We began the session with an experienced TA teaching a concept for 5 to 10 minutes, followed by a group discussion on various aspects demonstrated in his teaching. He then did another 5-minute presentation which was full to the brim with examples of arguably “bad” teaching, such as reading off of dense PowerPoint slides, refusing to work through an example for a complicated concept, not listening to student feedback, casually dismissing errors on slides, and digressing into rambling about a vaguely-related topic. While these examples were useful, and somewhat amusing, teaching is best learned by doing it. So we did a hands-on exercise, where each TA taught a topic for 5 to 7 minutes, while the rest of us pretended to be students, peppering the presentation with questions that 15-122 students might have on the material. After each demonstration, we gave the TA feedback, highlighting the good points as well as areas to improve upon.

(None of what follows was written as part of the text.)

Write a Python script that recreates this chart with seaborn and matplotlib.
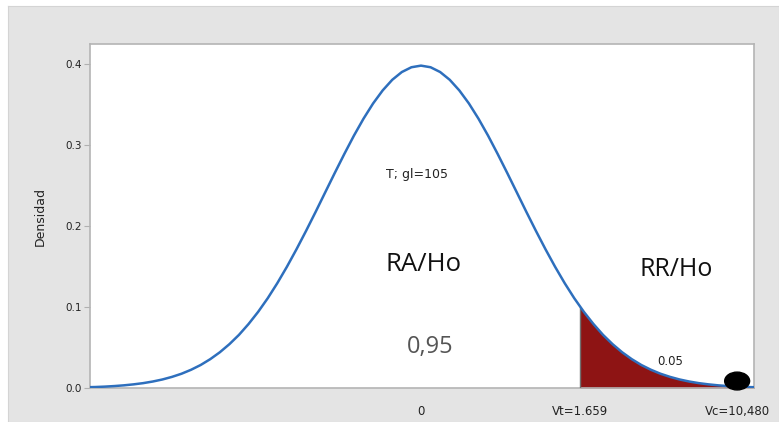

Everyone has a different style of teaching, and while I already knew this, yesterday’s exercise really highlighted the contrasts, with multiple people presenting their unique take on similar material. Some great teaching practices (from different people) included the creative use of analogies, projecting a contagious enthusiasm for the subject, clean detailed diagrams, and large clear handwriting on the blackboard. Of course there were some flaws as well, the most common ones being sub-optimal order of presentation of content (jumping around or missing out on critical content), allowing questions to distract from the main idea, and speaking too fast or too softly – things that are best learnt by experience. I feel that the feedback benefitted everyone, and that everyone did a great job overall!